Hesperornithiformes were toothed, foot-propelled diving birds and one of the most widely distributed groups of birds in the Cretaceous of the northern hemisphere. These birds had extremely reduced forelimbs and powerful hind limbs, suggesting that they were flightless sea-going predatory birds. Most of hesperornithiform fossils have been discovered from North America so far. The discovery of Chupkaornis, the oldest Asian hesperornithiform, suggests that basal hesperornithiform had dispersed to the eastern margin of Asia no later than 90 million to 84 million years old.
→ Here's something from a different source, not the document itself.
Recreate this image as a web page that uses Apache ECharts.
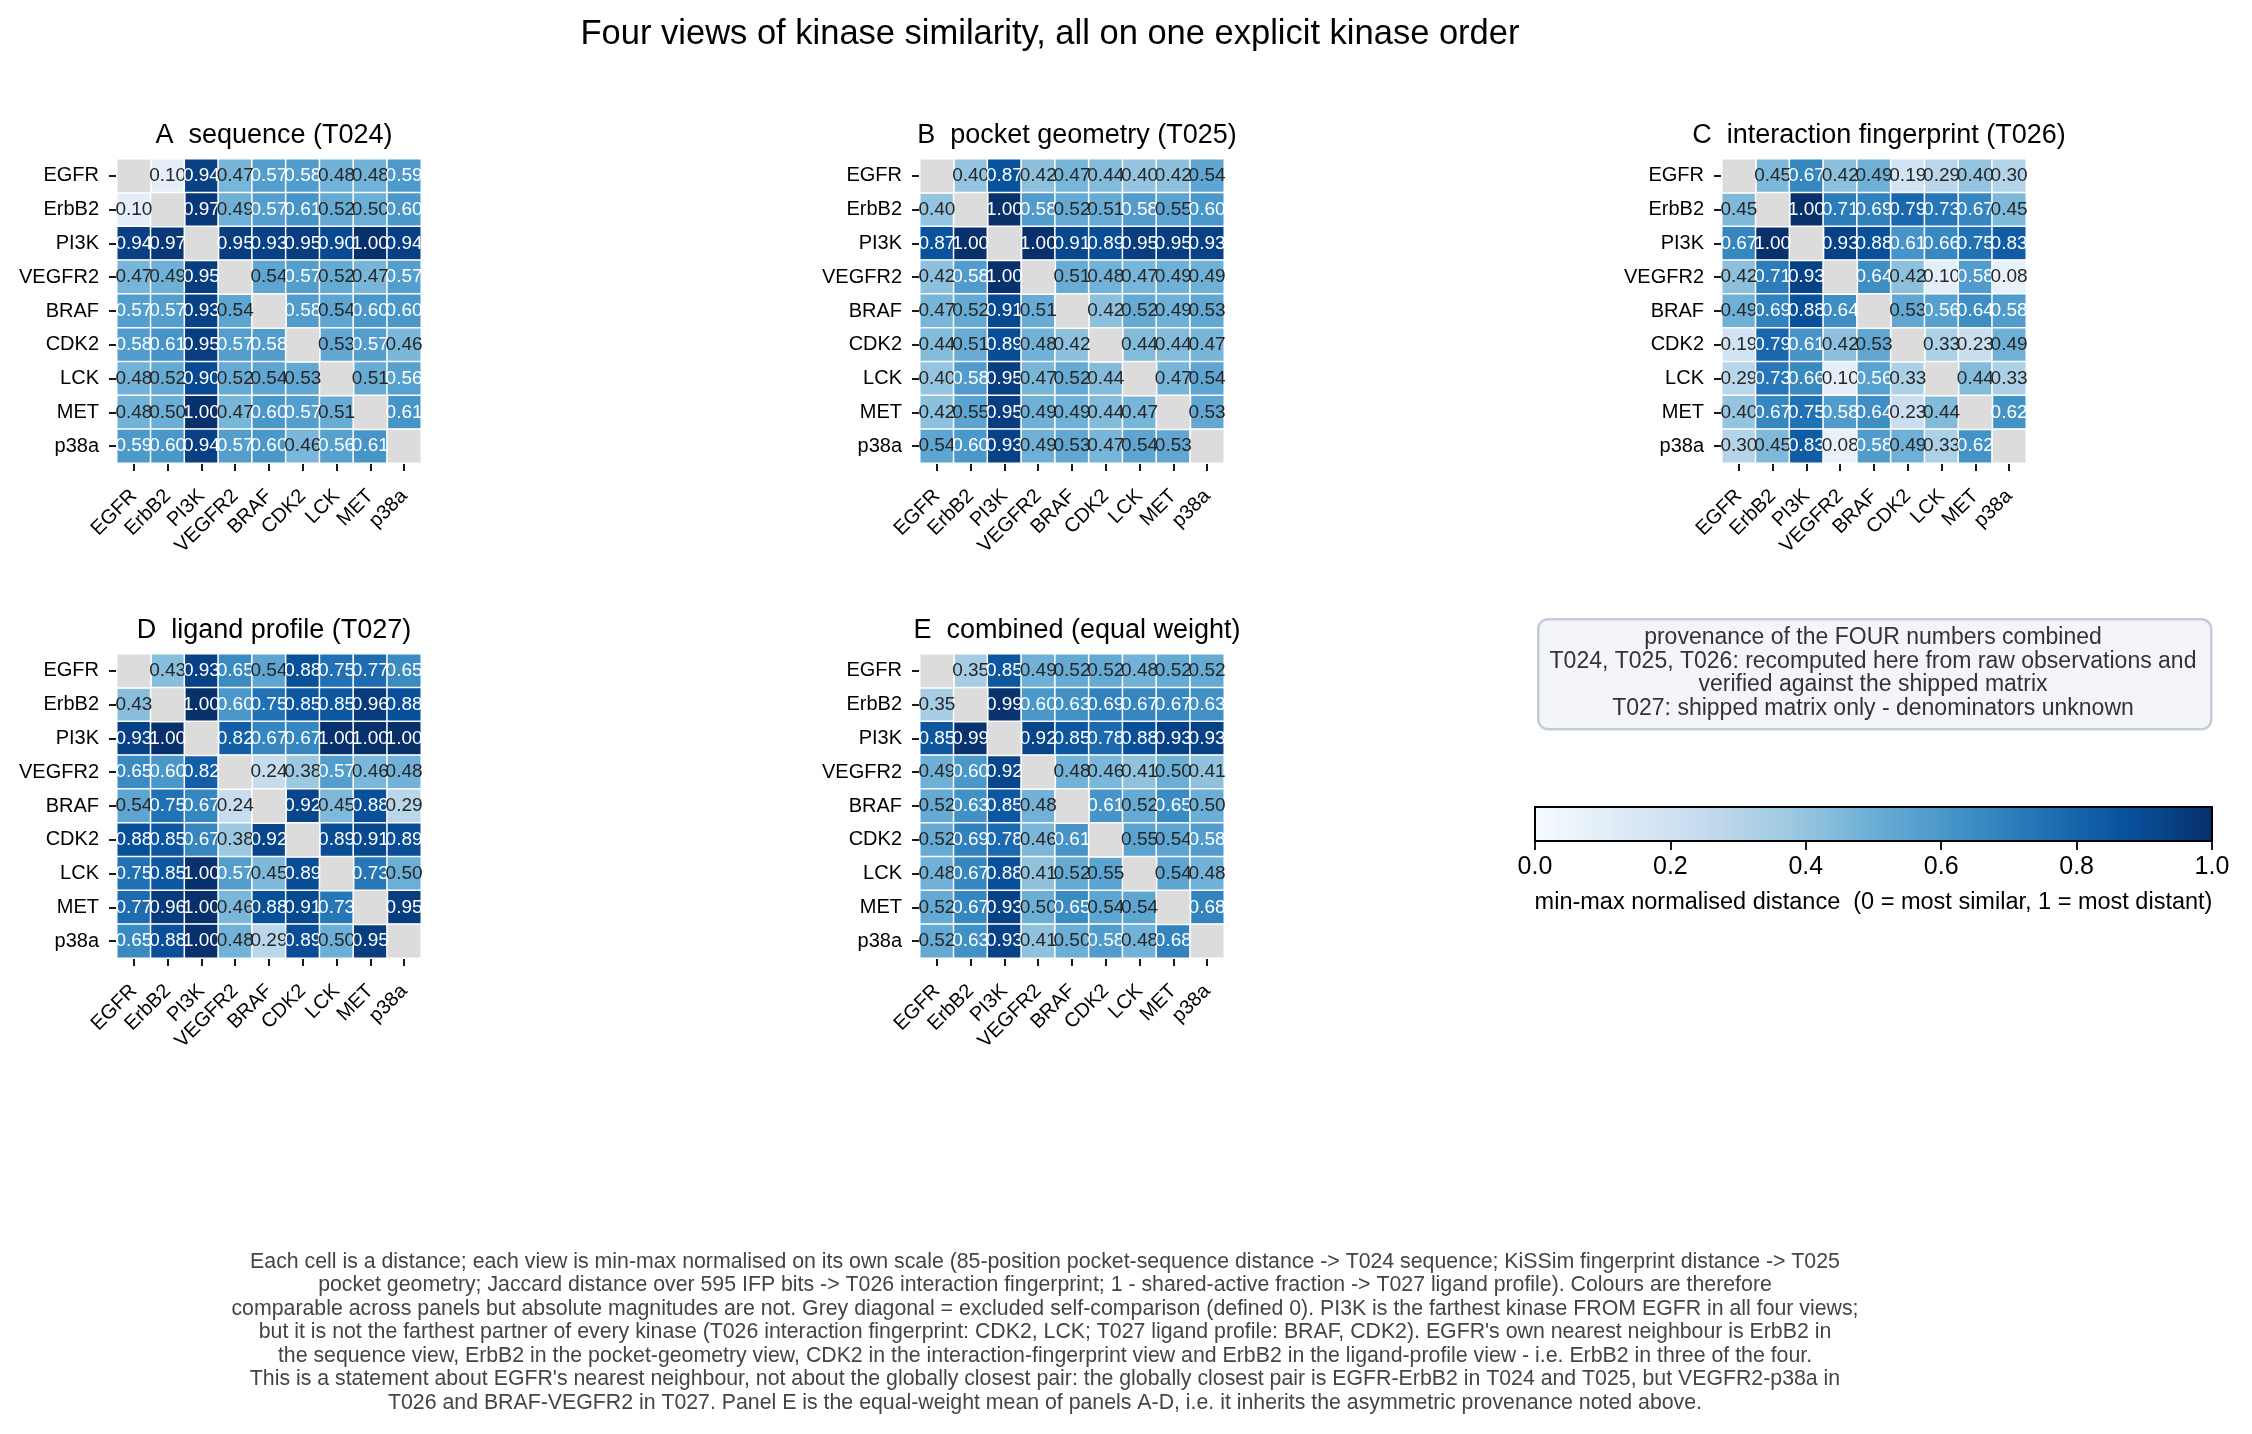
<!DOCTYPE html>
<html><head><meta charset="utf-8">
<script src="https://cdn.jsdelivr.net/npm/echarts@6/dist/echarts.min.js"></script>
<style>html,body{margin:0;padding:0;background:#fff}#c{width:2252px;height:1434px}</style>
</head><body><div id="c"></div><script>
const kinases = ['EGFR','ErbB2','PI3K','VEGFR2','BRAF','CDK2','LCK','MET','p38a'];
const panelTitles = ['A  sequence (T024)','B  pocket geometry (T025)','C  interaction fingerprint (T026)','D  ligand profile (T027)','E  combined (equal weight)'];
const mainTitle = 'Four views of kinase similarity, all on one explicit kinase order';
const colorbarTicks = [0, 0.2, 0.4, 0.6, 0.8, 1.0];
const colorbarLabel = 'min-max normalised distance  (0 = most similar, 1 = most distant)';
const provenanceLines = [
  'provenance of the FOUR numbers combined',
  'T024, T025, T026: recomputed here from raw observations and',
  'verified against the shipped matrix',
  'T027: shipped matrix only - denominators unknown'
];
const footnoteLines = [
  "Each cell is a distance; each view is min-max normalised on its own scale (85-position pocket-sequence distance -> T024 sequence; KiSSim fingerprint distance -> T025",
  "pocket geometry; Jaccard distance over 595 IFP bits -> T026 interaction fingerprint; 1 - shared-active fraction -> T027 ligand profile). Colours are therefore",
  "comparable across panels but absolute magnitudes are not. Grey diagonal = excluded self-comparison (defined 0). PI3K is the farthest kinase FROM EGFR in all four views;",
  "but it is not the farthest partner of every kinase (T026 interaction fingerprint: CDK2, LCK; T027 ligand profile: BRAF, CDK2). EGFR's own nearest neighbour is ErbB2 in",
  "the sequence view, ErbB2 in the pocket-geometry view, CDK2 in the interaction-fingerprint view and ErbB2 in the ligand-profile view - i.e. ErbB2 in three of the four.",
  "This is a statement about EGFR's nearest neighbour, not about the globally closest pair: the globally closest pair is EGFR-ErbB2 in T024 and T025, but VEGFR2-p38a in",
  "T026 and BRAF-VEGFR2 in T027. Panel E is the equal-weight mean of panels A-D, i.e. it inherits the asymmetric provenance noted above."
];

const seqT024 = [
  [null,0.10,0.94,0.47,0.57,0.58,0.48,0.48,0.59],
  [0.10,null,0.97,0.49,0.57,0.61,0.52,0.50,0.60],
  [0.94,0.97,null,0.95,0.93,0.95,0.90,1.00,0.94],
  [0.47,0.49,0.95,null,0.54,0.57,0.52,0.47,0.57],
  [0.57,0.57,0.93,0.54,null,0.58,0.54,0.60,0.60],
  [0.58,0.61,0.95,0.57,0.58,null,0.53,0.57,0.46],
  [0.48,0.52,0.90,0.52,0.54,0.53,null,0.51,0.56],
  [0.48,0.50,1.00,0.47,0.60,0.57,0.51,null,0.61],
  [0.59,0.60,0.94,0.57,0.60,0.46,0.56,0.61,null]
];
const pocketT025 = [
  [null,0.40,0.87,0.42,0.47,0.44,0.40,0.42,0.54],
  [0.40,null,1.00,0.58,0.52,0.51,0.58,0.55,0.60],
  [0.87,1.00,null,1.00,0.91,0.89,0.95,0.95,0.93],
  [0.42,0.58,1.00,null,0.51,0.48,0.47,0.49,0.49],
  [0.47,0.52,0.91,0.51,null,0.42,0.52,0.49,0.53],
  [0.44,0.51,0.89,0.48,0.42,null,0.44,0.44,0.47],
  [0.40,0.58,0.95,0.47,0.52,0.44,null,0.47,0.54],
  [0.42,0.55,0.95,0.49,0.49,0.44,0.47,null,0.53],
  [0.54,0.60,0.93,0.49,0.53,0.47,0.54,0.53,null]
];
const ifpT026 = [
  [null,0.45,0.67,0.42,0.49,0.19,0.29,0.40,0.30],
  [0.45,null,1.00,0.71,0.69,0.79,0.73,0.67,0.45],
  [0.67,1.00,null,0.93,0.88,0.61,0.66,0.75,0.83],
  [0.42,0.71,0.93,null,0.64,0.42,0.10,0.58,0.08],
  [0.49,0.69,0.88,0.64,null,0.53,0.56,0.64,0.58],
  [0.19,0.79,0.61,0.42,0.53,null,0.33,0.23,0.49],
  [0.29,0.73,0.66,0.10,0.56,0.33,null,0.44,0.33],
  [0.40,0.67,0.75,0.58,0.64,0.23,0.44,null,0.62],
  [0.30,0.45,0.83,0.08,0.58,0.49,0.33,0.62,null]
];
const ligandT027 = [
  [null,0.43,0.93,0.65,0.54,0.88,0.75,0.77,0.65],
  [0.43,null,1.00,0.60,0.75,0.85,0.85,0.96,0.88],
  [0.93,1.00,null,0.82,0.67,0.67,1.00,1.00,1.00],
  [0.65,0.60,0.82,null,0.24,0.38,0.57,0.46,0.48],
  [0.54,0.75,0.67,0.24,null,0.92,0.45,0.88,0.29],
  [0.88,0.85,0.67,0.38,0.92,null,0.89,0.91,0.89],
  [0.75,0.85,1.00,0.57,0.45,0.89,null,0.73,0.50],
  [0.77,0.96,1.00,0.46,0.88,0.91,0.73,null,0.95],
  [0.65,0.88,1.00,0.48,0.29,0.89,0.50,0.95,null]
];
const combinedE = [
  [null,0.35,0.85,0.49,0.52,0.52,0.48,0.52,0.52],
  [0.35,null,0.99,0.60,0.63,0.69,0.67,0.67,0.63],
  [0.85,0.99,null,0.92,0.85,0.78,0.88,0.93,0.93],
  [0.49,0.60,0.92,null,0.48,0.46,0.41,0.50,0.41],
  [0.52,0.63,0.85,0.48,null,0.61,0.52,0.65,0.50],
  [0.52,0.69,0.78,0.46,0.61,null,0.55,0.54,0.58],
  [0.48,0.67,0.88,0.41,0.52,0.55,null,0.54,0.48],
  [0.52,0.67,0.93,0.50,0.65,0.54,0.54,null,0.68],
  [0.52,0.63,0.93,0.41,0.50,0.58,0.48,0.68,null]
];
const matrices = [seqT024, pocketT025, ifpT026, ligandT027, combinedE];

const BLUES = ['#f7fbff','#deebf7','#c6dbef','#9ecae1','#6baed6','#4292c6','#2171b5','#08519c','#08306b'];
const FONT = 'Liberation Sans';
const gridPos = [
  {left:117, top:159}, {left:920, top:159}, {left:1722, top:159},
  {left:117, top:654}, {left:920, top:654}
];
const SIZE = 304;

const chart = echarts.init(document.getElementById('c'), null, {renderer:'canvas'});

const grids = [], xAxes = [], yAxes = [], series = [], titles = [];
gridPos.forEach((g, i) => {
  grids.push({left:g.left, top:g.top, width:SIZE, height:SIZE, show:true, borderColor:'#000', borderWidth:2, backgroundColor:'transparent', containLabel:false});
  xAxes.push({type:'category', gridIndex:i, data:kinases, position:'bottom',
    axisLine:{show:false}, splitLine:{show:false},
    axisTick:{show:true, alignWithLabel:true, length:8, lineStyle:{color:'#000', width:1.8}},
    axisLabel:{rotate:45, fontFamily:FONT, fontSize:20, color:'#000', margin:30, interval:0}});
  yAxes.push({type:'category', gridIndex:i, data:kinases, inverse:true,
    axisLine:{show:false}, splitLine:{show:false},
    axisTick:{show:true, alignWithLabel:true, length:8, lineStyle:{color:'#000', width:1.8}},
    axisLabel:{fontFamily:FONT, fontSize:20, color:'#000', margin:18, interval:0}});
  const m = matrices[i];
  const data = [];
  for (let r = 0; r < 9; r++) for (let c = 0; c < 9; c++) if (m[r][c] !== null) data.push([c, r, m[r][c]]);
  series.push({type:'heatmap', xAxisIndex:i, yAxisIndex:i, data:data,
    itemStyle:{borderColor:'#fff', borderWidth:1.5},
    label:{show:true, fontFamily:FONT, fontSize:19,
      formatter: p => (p.value[2] > 0.55 ? '{w|' : '{k|') + p.value[2].toFixed(2) + '}',
      rich:{w:{color:'#fff', fontFamily:FONT, fontSize:19}, k:{color:'#262626', fontFamily:FONT, fontSize:19}}},
    emphasis:{disabled:true}});
  titles.push({text:panelTitles[i], left:g.left + SIZE/2, top:g.top - 42, textAlign:'center',
    textStyle:{fontFamily:FONT, fontSize:27, fontWeight:'normal', color:'#000'}});
});
// grey diagonal
gridPos.forEach((g, i) => {
  series.push({type:'heatmap', xAxisIndex:i, yAxisIndex:i,
    data: kinases.map((k, j) => [j, j, 0]),
    itemStyle:{color:'#dcdcdc', borderColor:'#fff', borderWidth:1.5},
    label:{show:false}, emphasis:{disabled:true}});
});
// colorbar
const cbGrid = {left:1535, top:807, width:677, height:34, show:true, borderColor:'#000', borderWidth:2,
  backgroundColor: new echarts.graphic.LinearGradient(0,0,1,0, BLUES.map((c, k) => ({offset:k/(BLUES.length-1), color:c})))};
grids.push(cbGrid);
xAxes.push({type:'value', gridIndex:5, min:0, max:1, interval:0.2, position:'bottom',
  axisLine:{show:false}, splitLine:{show:false},
  axisTick:{show:true, length:9, lineStyle:{color:'#000', width:1.8}},
  axisLabel:{fontFamily:FONT, fontSize:25, color:'#000', margin:14, formatter: v => v.toFixed(1)},
  name:colorbarLabel, nameLocation:'middle', nameGap:50,
  nameTextStyle:{fontFamily:FONT, fontSize:23.5, color:'#000'}});
yAxes.push({type:'value', gridIndex:5, show:false, min:0, max:1});

titles.push({text:mainTitle, left:1045, top:12, textAlign:'center',
  textStyle:{fontFamily:FONT, fontSize:34.5, fontWeight:'normal', color:'#000'}});

const option = {
  animation:false,
  backgroundColor:'#fff',
  title:titles,
  grid:grids, xAxis:xAxes, yAxis:yAxes,
  visualMap:{type:'continuous', show:false, min:0, max:1, seriesIndex:[0,1,2,3,4], inRange:{color:BLUES}},
  series:series,
  graphic:[
    {type:'rect', left:1537, top:618, shape:{width:673, height:110, r:10},
     style:{fill:'#f3f5f8', stroke:'#c3ccd8', lineWidth:2.5}},
    {type:'text', x:1873, y:626,
     style:{text:provenanceLines.join('\n'), fontFamily:FONT, fontSize:23, lineHeight:23.5, fill:'#333', align:'center', verticalAlign:'top'}},
    {type:'text', x:1045, y:1250,
     style:{text:footnoteLines.join('\n'), fontFamily:FONT, fontSize:21.3, lineHeight:23.5, fill:'#444', align:'center', verticalAlign:'top'}}
  ]
};
chart.setOption(option);
</script></body></html>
Tetrapod troubles (Nature). Scientists re-analyzed the only known fossil of Lethiscus, a reputed crown-group tetrapod, and gave some bad news. Their study “strongly refutes the consensus” view that “the tetrapod stem group is a relatively homogenous collection of medium- to large-sized animals showing a progressive loss of ‘fish’ characters as they become increasingly terrestrial.” Na-ah-ah. Bad work, consensus:

These results show that stem group tetrapods were much more diverse in their body plans than previously thought. Our study requires a change in commonly used calibration dates for molecular analyses, and emphasizes the importance of character sampling for early tetrapod evolutionary relationships.

Two guys from the University of Calgary try to put a happy face on the story by announcing, “Ancient fossil holds new insights into how fish evolved onto land“, but admit that the study “forces a radical rethink of what evolution was capable of among the first tetrapods.” Note to evolutionists: you guys didn’t predict that. You thought evolution happened slowly in a straight line from fish to landlubber. Not. “Lethiscus shows immediate, and dramatic, evolutionary experimentation.

Pliosaur problem (Phys.org). Here’s another back-to-the-drawing-board admission about a large marine reptile: “A new species of a fossil pliosaur (large predatory marine reptile from the ‘age of dinosaur’) has been found in Russia and profoundly change [sic] how we understand the evolution of the group, says an international team of scientists.” They appeal to convergence again.

Darwin Flubber in fish (Phys.org). Is “convergence” an explanation or a rescue device? “Distant fish relatives share looks,” this article says, attributing the similarities between distant fish relatives to “convergent evolution” as if that is some kind of law of nature instead of a falsification of Darwinian theory.

James Cook University scientists have found evidence that even distantly related Australian fish species have evolved to look and act like each other, which confirms a central tenet of evolutionary theory.

Dr Aaron Davis from the Centre for Tropical Water and Aquatic Ecosystem Research (TropWATER) at JCU said the phenomenon, known as convergent evolution, happens when different fish adopt similar lifestyles and evolve through time to look very similar….

Convergent evolution is one of the fundamental predictions of evolutionary theory.

But Kevin Padian admitted in Nature, “We can catalogue examples all day, but is there any real theory of convergence? We cannot assert that some lineages are ‘fated’ to converge on these features.” In other words, convergence is not a natural law that organisms are under obligation to follow. Instead, convergence should be understood as one of the ingredients of Darwin Flubber.

Fossils exist in the rocks. Evolution exists in the imagination. C. S. Lewis complained about that. In C. S. Lewis: Anti-Darwinist, Jerry Bergman summarizes his view, saying, “Evolutionary naturalism, Lewis explained, is ‘not the logical result of what is vaguely called “modern science”‘, but rather is a picture of reality that has resulted, not from empirical evidence, but from imagination” (p. 97).